**INSTRUCTIONS TO FOLLOW:**
Without the pictures, repeat the listing character for character.

-- start of EXERCISE INPUTS --

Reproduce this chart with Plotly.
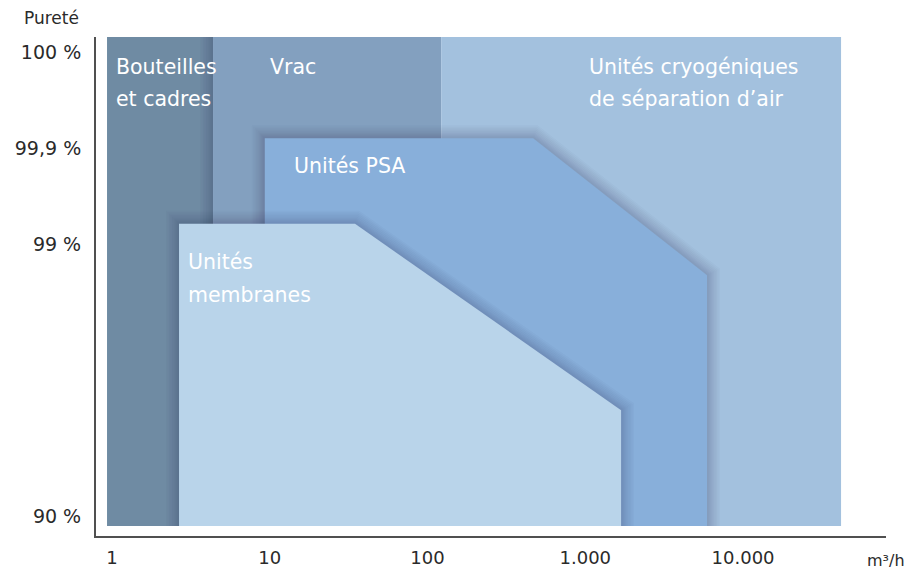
import numpy as np
import plotly.graph_objects as go

# ---- data (flow in m3/h on log axis; y in nominal purity-scale units 0..100) ----
tick_flow = [1, 10, 100, 1000, 10000]
tick_flow_text = ["1", "10", "100", "1.000", "10.000"]
purity_pos = [2.0, 57.7, 77.3, 96.9]
purity_text = ["90 %", "99 %", "99,9 %", "100 %"]

bottles_x = [0.93, 0.93, 4.37, 4.37]
bottles_y = [0, 100, 100, 0]
vrac_x = [4.37, 4.37, 122, 122]
vrac_y = [0, 100, 100, 0]
cryo_x = [122, 122, 41800, 41800]
cryo_y = [0, 100, 100, 0]
psa_x = [9.3, 9.3, 467, 5910, 5910]
psa_y = [0, 79.3, 79.3, 51.3, 0]
memb_x = [2.66, 2.66, 34.7, 1686, 1686]
memb_y = [0, 61.8, 61.8, 23.7, 0]

labels = [
    ("Bouteilles", 1.03, 93.9), ("et cadres", 1.03, 87.3),
    ("Vrac", 9.7, 93.9),
    ("Unités cryogéniques", 1030, 93.9), ("de séparation d’air", 1030, 87.4),
    ("Unités PSA", 13.8, 73.6),
    ("Unités", 2.94, 54.0), ("membranes", 2.94, 47.2),
]

FONT = "DejaVu Sans, Liberation Sans, sans-serif"
SHADOW_WIDTHS = [26, 23, 20, 17, 14, 11, 9, 7, 5, 3]

fig = go.Figure()


def add_shadow(xs, ys):
    for w in SHADOW_WIDTHS:
        fig.add_trace(go.Scatter(x=list(xs), y=list(ys), mode="lines",
                                 line=dict(width=w, color="rgba(35,55,85,0.022)"),
                                 hoverinfo="skip", showlegend=False))


def add_region(xs, ys, col):
    fig.add_trace(go.Scatter(x=xs, y=ys, fill="toself", fillcolor=col, mode="lines",
                             line=dict(width=0, color=col), hoverinfo="skip",
                             showlegend=False))


add_region(bottles_x, bottles_y, "#6f8ba3")
add_shadow(vrac_x[:2], vrac_y[:2])
add_region(vrac_x, vrac_y, "#83a0bf")
add_region(cryo_x, cryo_y, "#a3c1de")
add_shadow(psa_x, psa_y)
add_region(psa_x, psa_y, "#88afda")
add_shadow(memb_x, memb_y)
add_region(memb_x, memb_y, "#b9d4ea")

for txt, x, y in labels:
    fig.add_annotation(x=np.log10(x), y=y, xref="x", yref="y", text=txt, showarrow=False,
                       xanchor="left", yanchor="middle",
                       font=dict(family=FONT, size=20.5, color="white"))

# page body has an 8px margin: the figure is sized so that it fits the window
L, T, W, H = 88, 29, 907, 561
PW = 790
fig.add_annotation(x=(14 - L) / PW, y=1.0, xref="paper", yref="paper", xanchor="left",
                   yanchor="bottom", text="Pureté", showarrow=False, yshift=7,
                   font=dict(family=FONT, size=17, color="#2a2a2a"))
fig.add_annotation(x=(857 - L) / PW, y=0, xref="paper", yref="paper", xanchor="left",
                   yanchor="top", text="m³/h", showarrow=False, yshift=-13,
                   font=dict(family=FONT, size=16, color="#2a2a2a"))

axis_common = dict(showgrid=False, zeroline=False, showline=True, linecolor="#505050",
                   linewidth=2, ticks="", automargin=False)
fig.update_xaxes(type="log", range=[-0.1014, 4.906], tickvals=tick_flow,
                 ticktext=tick_flow_text, ticklabelstandoff=4,
                 tickfont=dict(family=FONT, size=18, color="#2a2a2a"), **axis_common)
fig.update_yaxes(range=[-2.04, 100], tickvals=purity_pos, ticktext=purity_text,
                 ticklabelstandoff=9,
                 tickfont=dict(family=FONT, size=19, color="#2a2a2a"), **axis_common)
fig.update_layout(width=W, height=H, margin=dict(l=L, r=W - L - PW, t=T, b=33),
                  plot_bgcolor="white", paper_bgcolor="white")
fig.write_html("out.html")
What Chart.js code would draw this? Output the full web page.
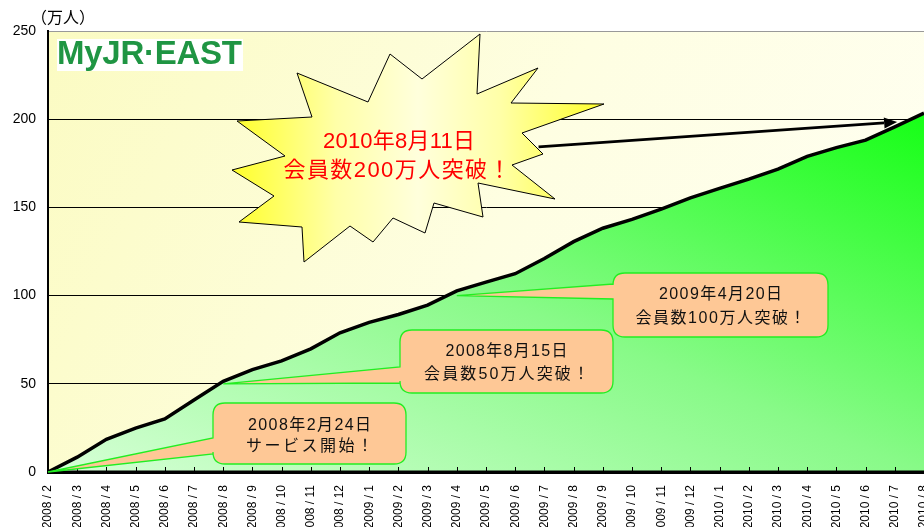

-- end of EXERCISE INPUTS --

**WORKED SOLUTION:**
Reproduce this chart with Plotly.
import numpy as np
import plotly.graph_objects as go

# ---- data (flow in m3/h on log axis; y in nominal purity-scale units 0..100) ----
tick_flow = [1, 10, 100, 1000, 10000]
tick_flow_text = ["1", "10", "100", "1.000", "10.000"]
purity_pos = [2.0, 57.7, 77.3, 96.9]
purity_text = ["90 %", "99 %", "99,9 %", "100 %"]

bottles_x = [0.93, 0.93, 4.37, 4.37]
bottles_y = [0, 100, 100, 0]
vrac_x = [4.37, 4.37, 122, 122]
vrac_y = [0, 100, 100, 0]
cryo_x = [122, 122, 41800, 41800]
cryo_y = [0, 100, 100, 0]
psa_x = [9.3, 9.3, 467, 5910, 5910]
psa_y = [0, 79.3, 79.3, 51.3, 0]
memb_x = [2.66, 2.66, 34.7, 1686, 1686]
memb_y = [0, 61.8, 61.8, 23.7, 0]

labels = [
    ("Bouteilles", 1.03, 93.9), ("et cadres", 1.03, 87.3),
    ("Vrac", 9.7, 93.9),
    ("Unités cryogéniques", 1030, 93.9), ("de séparation d’air", 1030, 87.4),
    ("Unités PSA", 13.8, 73.6),
    ("Unités", 2.94, 54.0), ("membranes", 2.94, 47.2),
]

FONT = "DejaVu Sans, Liberation Sans, sans-serif"
SHADOW_WIDTHS = [26, 23, 20, 17, 14, 11, 9, 7, 5, 3]

fig = go.Figure()


def add_shadow(xs, ys):
    for w in SHADOW_WIDTHS:
        fig.add_trace(go.Scatter(x=list(xs), y=list(ys), mode="lines",
                                 line=dict(width=w, color="rgba(35,55,85,0.022)"),
                                 hoverinfo="skip", showlegend=False))


def add_region(xs, ys, col):
    fig.add_trace(go.Scatter(x=xs, y=ys, fill="toself", fillcolor=col, mode="lines",
                             line=dict(width=0, color=col), hoverinfo="skip",
                             showlegend=False))


add_region(bottles_x, bottles_y, "#6f8ba3")
add_shadow(vrac_x[:2], vrac_y[:2])
add_region(vrac_x, vrac_y, "#83a0bf")
add_region(cryo_x, cryo_y, "#a3c1de")
add_shadow(psa_x, psa_y)
add_region(psa_x, psa_y, "#88afda")
add_shadow(memb_x, memb_y)
add_region(memb_x, memb_y, "#b9d4ea")

for txt, x, y in labels:
    fig.add_annotation(x=np.log10(x), y=y, xref="x", yref="y", text=txt, showarrow=False,
                       xanchor="left", yanchor="middle",
                       font=dict(family=FONT, size=20.5, color="white"))

# page body has an 8px margin: the figure is sized so that it fits the window
L, T, W, H = 88, 29, 907, 561
PW = 790
fig.add_annotation(x=(14 - L) / PW, y=1.0, xref="paper", yref="paper", xanchor="left",
                   yanchor="bottom", text="Pureté", showarrow=False, yshift=7,
                   font=dict(family=FONT, size=17, color="#2a2a2a"))
fig.add_annotation(x=(857 - L) / PW, y=0, xref="paper", yref="paper", xanchor="left",
                   yanchor="top", text="m³/h", showarrow=False, yshift=-13,
                   font=dict(family=FONT, size=16, color="#2a2a2a"))

axis_common = dict(showgrid=False, zeroline=False, showline=True, linecolor="#505050",
                   linewidth=2, ticks="", automargin=False)
fig.update_xaxes(type="log", range=[-0.1014, 4.906], tickvals=tick_flow,
                 ticktext=tick_flow_text, ticklabelstandoff=4,
                 tickfont=dict(family=FONT, size=18, color="#2a2a2a"), **axis_common)
fig.update_yaxes(range=[-2.04, 100], tickvals=purity_pos, ticktext=purity_text,
                 ticklabelstandoff=9,
                 tickfont=dict(family=FONT, size=19, color="#2a2a2a"), **axis_common)
fig.update_layout(width=W, height=H, margin=dict(l=L, r=W - L - PW, t=T, b=33),
                  plot_bgcolor="white", paper_bgcolor="white")
fig.write_html("out.html")
What Chart.js code would draw this? Output the full web page.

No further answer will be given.